Wednesday, May 23, 2007

Is Your Heart Born of Anger?

Date Line May 23, 2007

We hear a lot about. “Listen to your heart,” and is often good advice; but it is restrictive in its concept.

What you are listening to is not that silly blood pump in your chest, but rather the sub-conscious portion of your mind.

What is the subconscious? In reality it is the processing center of the brain. I call it the back of the mind, to differentiate it from the frontal lobes which are seen as the data and logical processing center. The frontal lobes are what make humans human; but they do not include the ability to think rationally.

If you doubt this, consider a animal; consider your pet dog or cat. They do not have the lobes of a human; but they can out think us when it comes to all aspects of basic survival.

We call it “instinct’. That adds some level of magical ability to what is basically thought processing at the basic level. Instinct is the central processor of the brain; that area which is hardwired, or preprogramed, to process the software we call experience and learning.

“Listen to your heart” is really an expression, a rational direction, to allow the basic survival programming to work. In life you pick up small signals which have no real context in the experience, but indicate the long term outcome of a course of behavior, or path. This is what is to be listened to.

“Listen to your heart” is too often taken to mean “follow your emotions.” But, as we all know, and have experienced, emotions are transitory; they are short-term. They pass as quickly as they emerge. You cannot hold on to that laughter, that thing which made you smile because of the context and timing; you cannot hold THAT smile because it is created by an external context.

Can you be happy? Of course.

Can you be happy all the time? Not “all the time”; but certainly there is no reason to be unhappy for more than a very brief time. How brief? The time it takes for you to replace the contextual experience with a memory, or a new context.

What is meant by replacing with a new context? That’s easy. You are told to “take your mind off it.” Well, that can be hard. But what is easy is to take the unhappy and transmute it into a happy. And how is that done; who does that?

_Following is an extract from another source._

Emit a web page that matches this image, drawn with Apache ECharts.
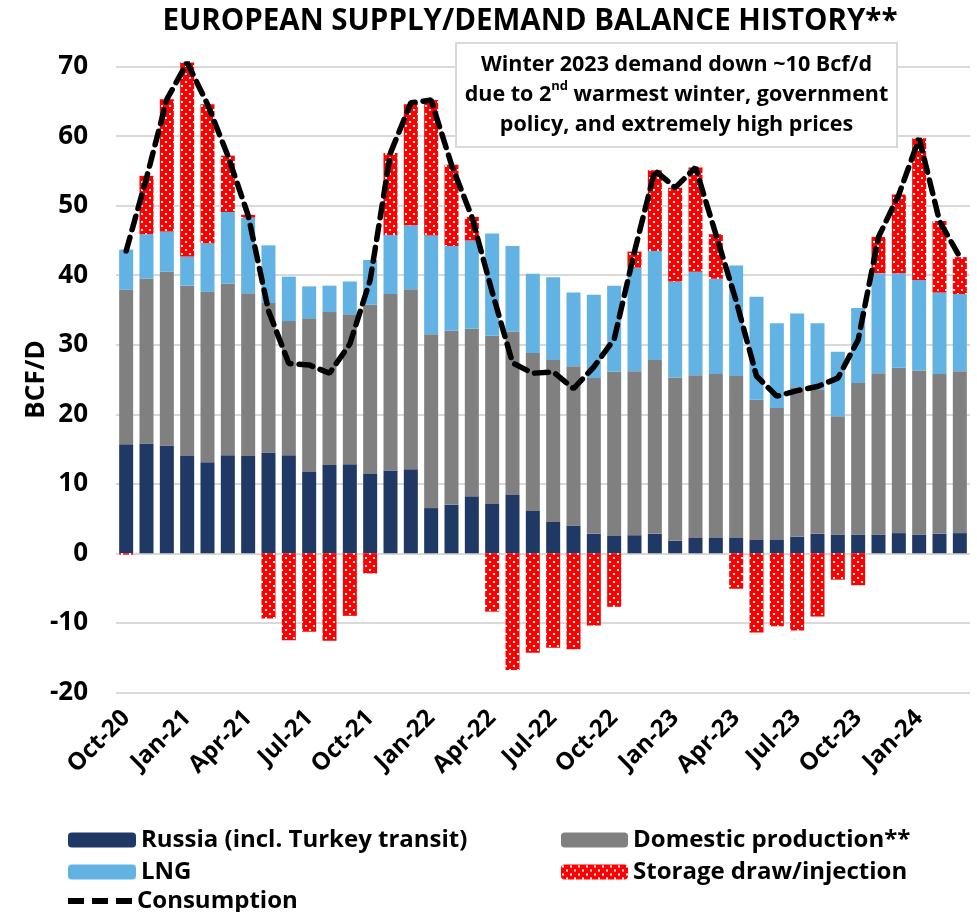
<!DOCTYPE html>
<html>
<head>
<meta charset="utf-8">
<script src="https://cdn.jsdelivr.net/npm/echarts@6/dist/echarts.min.js"></script>
<style>
  html, body { margin: 0; padding: 0; background: #fff; }
  #main { width: 977px; height: 912px; }
</style>
</head>
<body>
<div id="main"></div>
<script>
// months Oct-20 .. Mar-24
var months = ['Oct-20', 'Nov-20', 'Dec-20', 'Jan-21', 'Feb-21', 'Mar-21', 'Apr-21', 'May-21', 'Jun-21', 'Jul-21', 'Aug-21', 'Sep-21',
  'Oct-21', 'Nov-21', 'Dec-21', 'Jan-22', 'Feb-22', 'Mar-22', 'Apr-22', 'May-22', 'Jun-22', 'Jul-22', 'Aug-22', 'Sep-22',
  'Oct-22', 'Nov-22', 'Dec-22', 'Jan-23', 'Feb-23', 'Mar-23', 'Apr-23', 'May-23', 'Jun-23', 'Jul-23', 'Aug-23', 'Sep-23',
  'Oct-23', 'Nov-23', 'Dec-23', 'Jan-24', 'Feb-24', 'Mar-24']

var russia = [15.7, 15.8, 15.5, 14.0, 13.1, 14.1, 14.0, 14.5, 14.1, 11.7, 12.7, 12.8,
  11.4, 11.9, 12.1, 6.5, 7.0, 8.2, 7.1, 8.4, 6.1, 4.5, 4.0, 2.8,
  2.5, 2.6, 2.8, 1.8, 2.2, 2.2, 2.2, 2.0, 2.0, 2.4, 2.8, 2.7,
  2.7, 2.7, 2.9, 2.7, 2.8, 2.9]

var domestic = [22.2, 23.7, 25.0, 24.5, 24.5, 24.7, 23.4, 21.5, 19.3, 22.1, 22.0, 21.6,
  24.4, 25.4, 25.9, 25.0, 25.0, 24.1, 24.2, 23.5, 22.7, 23.3, 22.9, 22.4,
  23.6, 23.6, 25.0, 23.5, 23.4, 23.6, 23.3, 20.1, 18.9, 21.5, 20.7, 17.0,
  21.8, 23.2, 23.8, 23.6, 23.0, 23.3]

var lng = [5.8, 6.4, 5.8, 4.2, 7.0, 10.3, 10.9, 8.3, 6.4, 4.6, 3.8, 4.7,
  6.4, 8.5, 9.2, 14.2, 12.2, 12.7, 14.7, 12.3, 11.4, 11.9, 10.6, 12.0,
  12.4, 14.9, 15.7, 13.8, 14.9, 13.7, 15.9, 14.8, 12.2, 10.6, 9.6, 9.3,
  10.8, 14.4, 13.6, 13.0, 11.7, 11.1]

var storage = [-0.2, 8.4, 19.0, 27.9, 20.0, 8.1, 0.4, -9.4, -12.5, -11.3, -12.6, -9.0,
  -2.9, 11.8, 17.4, 19.5, 11.7, 3.4, -8.4, -16.8, -14.3, -13.6, -13.8, -10.4,
  -7.7, 2.3, 11.6, 13.5, 15.0, 6.4, -5.1, -11.4, -10.5, -11.1, -9.1, -3.8,
  -4.6, 5.2, 11.3, 20.4, 10.3, 5.3]

var consumption = [43.5, 54.0, 65.3, 70.6, 64.6, 57.2, 48.6, 34.9, 27.3, 27.1, 25.9, 30.1,
  39.3, 57.6, 64.8, 65.2, 55.9, 48.4, 37.6, 27.4, 25.9, 26.1, 23.7, 26.8,
  30.8, 43.4, 55.1, 52.6, 55.5, 45.9, 36.3, 25.5, 22.6, 23.4, 24.0, 25.2,
  30.7, 45.5, 51.6, 59.7, 47.8, 42.6]

var yTicks = [-20, -10, 0, 10, 20, 30, 40, 50, 60, 70]

var FONT = "'Open Sans', sans-serif"

// red fill with white dots
function dotPattern () {
  var c = document.createElement('canvas')
  c.width = 8
  c.height = 8
  var ctx = c.getContext('2d')
  ctx.fillStyle = '#ff0000'
  ctx.fillRect(0, 0, 8, 8)
  ctx.fillStyle = '#ffffff'
  ctx.fillRect(1, 1, 2, 2)
  ctx.fillRect(5, 5, 2, 2)
  return c
}
var dots = { image: dotPattern(), repeat: 'repeat' }

var legendText = { fontFamily: FONT, fontSize: 24, fontWeight: 'bold', color: '#000', lineHeight: 26 }

function legendItem (name, left, cy, w, icon) {
  var l = {
    left: left,
    top: cy - 13,
    itemWidth: w,
    itemHeight: 15,
    data: [name],
    textStyle: legendText
  }
  if (icon) {
    l.data = [{ name: name, icon: icon }]
    l.itemHeight = 6
    l.itemStyle = { color: '#000' }
    l.lineStyle = { width: 0 }
  }
  return l
}

var chart = echarts.init(document.getElementById('main'), null, { renderer: 'canvas' })

var barBase = { type: 'bar', stack: 'supply', barWidth: 14, clip: false }

chart.setOption({
  animation: false,
  backgroundColor: '#fff',
  title: {
    text: 'EUROPEAN SUPPLY/DEMAND BALANCE HISTORY**',
    left: 525,
    textAlign: 'center',
    top: 2,
    textStyle: { fontFamily: FONT, fontSize: 29.5, fontWeight: 'bold', color: '#000' }
  },
  grid: { left: 116, right: 7, top: 66.7, bottom: 219.7, containLabel: false },
  legend: [
    legendItem('Russia (incl. Turkey transit)', 63, 835, 68),
    legendItem('LNG', 63, 867, 68),
    legendItem('Consumption', 63, 896, 64, 'path://M0,0h16v6h-16z M24,0h16v6h-16z M48,0h16v6h-16z'),
    legendItem('Domestic production**', 556, 835, 67),
    legendItem('Storage draw/injection', 556, 867, 67)
  ],
  xAxis: {
    type: 'category',
    data: months,
    axisLine: { show: false, onZero: false },
    axisTick: { show: false },
    axisLabel: {
      interval: 2,
      rotate: 45,
      margin: 22,
      fontFamily: FONT,
      fontSize: 24,
      fontWeight: 'bold',
      color: '#000'
    }
  },
  yAxis: {
    type: 'value',
    min: yTicks[0],
    max: yTicks[yTicks.length - 1],
    interval: 10,
    name: 'BCF/D',
    nameLocation: 'middle',
    nameRotate: 90,
    nameGap: 66,
    nameMoveOverlap: false,
    nameTextStyle: { fontFamily: FONT, fontSize: 26, fontWeight: 'bold', color: '#000' },
    axisLine: { show: false },
    axisTick: { show: false },
    axisLabel: { margin: 28, fontFamily: FONT, fontSize: 26, fontWeight: 'bold', color: '#000' },
    splitLine: { lineStyle: { color: '#d9d9d9', width: 2 } }
  },
  series: [
    Object.assign({ name: 'Russia (incl. Turkey transit)', data: russia, itemStyle: { color: '#203864' } }, barBase),
    Object.assign({ name: 'Domestic production**', data: domestic, itemStyle: { color: '#808080' } }, barBase),
    Object.assign({ name: 'LNG', data: lng, itemStyle: { color: '#62b3e4' } }, barBase),
    Object.assign({ name: 'Storage draw/injection', data: storage, itemStyle: { color: dots } }, barBase),
    {
      name: 'Consumption',
      type: 'line',
      data: consumption,
      symbol: 'none',
      clip: false,
      z: 5,
      lineStyle: { color: '#000', width: 5.5, type: [14, 8], cap: 'round' },
      itemStyle: { color: '#000' }
    }
  ],
  graphic: [{
    type: 'rect',
    z: 100,
    shape: { x: 456, y: 43, width: 441, height: 104 },
    style: { fill: '#fff', stroke: '#d9d9d9', lineWidth: 2 }
  }, {
    type: 'text',
    z: 101,
    x: 676.5,
    y: 95,
    style: {
      text: 'Winter 2023 demand down ~10 Bcf/d\ndue to 2{sup|nd} warmest winter, government\npolicy, and extremely high prices',
      align: 'center',
      verticalAlign: 'middle',
      font: 'bold 21.5px ' + FONT,
      lineHeight: 30,
      fill: '#000',
      rich: {
        sup: { fontFamily: FONT, fontSize: 13, fontWeight: 'bold', verticalAlign: 'top', padding: [0, 0, 12, 0] }
      }
    }
  }]
})
</script>
</body>
</html>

Actually, death is a great example of doing it. We ritualize death; which is to change the context of the loss of a love one. Forget the funeral thingy; that has minor, but important, relevance. The real ritual is the concersion.

In Judaic tradition the mourners, the immediate family, come together and sit on wooden benches for seven days. They sit, and the talk. They remember. They tell stories of the departed; and those stories are generally the silliest most stupid things; those things which eventually have everyone crying, laughing, and learning about the person they believed they knew, and the people who are their family. It is called “Sitting Shiver.”

“Listen to your heart,” and tell it what it should hear. It should hear the happiness, it should see the joy, it should know the positive amidst the negative. “It is always darkest before the dawn.” You’ve heard that; and instinctively you know it is true. You know that it will keep getting darker until it begins getting lighter; and getting lighter is the sign the dawn is here.

Everything has a positive side. If not for “A”. Then “B” would not have come into being. My oldest, now a man of forty and finally getting married for the first time, when he was about ten and I was bemusing on an opportunity not taken before he was born, reminded me: “If you had, I wouldn’t be here.”

Because I selected not to take a path, a new path opened up. Because I took a path, some roads were closed to me; but would I have still had what I have? That is the instinctive; the element which makes this the “best of all possible worlds”; though, when Voltaire wrote those words he was intending them as a rebuke, they are, in fact, generally more true than false.

This is the best of all possible worlds. Our “back of mind” tells us what to do, and if we do it, we experience “the best of all possible worlds.” If we listen. But all too often we do not.

I chose to turn my back on wealth, in part because I have always followed the back of my mind. In so doing, I ended up married, widowed; companioned; married, and divorced. I received three women who produced six children. I live in an unfinished home; which, in its unfinished state, is still grander than most.

Of the children, to date, the oldest idiot earned an LLD, passed his Bar without half trying, and is employed in a menial position with one of the top law firms in the world; the next idiot proclaims she seeks “the one” while living with one she declares is “not the one” and earns more than the lawyer. Both are idiots, for as their lives have shown, they cut off the noses to spite their faces.

Then there is the Ivy League daughter. She is young, and learning. She smiles, and she cries; her heart is true, and her mind is open to what life brings. Where her older siblings closed their minds, and so cannot “Listen to their heart”, she is experienced the opening and closing; and it appears she has chosen the opening, the listening, the smiling and the joy.

“Listen to your heart.” It does not mean close your heart. It does not mean allowing anger to override logic. It means allowing the logic of life, the listening to ancient wisdom, allowing instinct to guide you. Instinct. Every creature has it. They know to follow family before strangers; to avoid traps which are known from earlier indications; to learn and to prosper based on where they want to be; to have a dream and to define that as their “heart.” The heart is happiness not anger.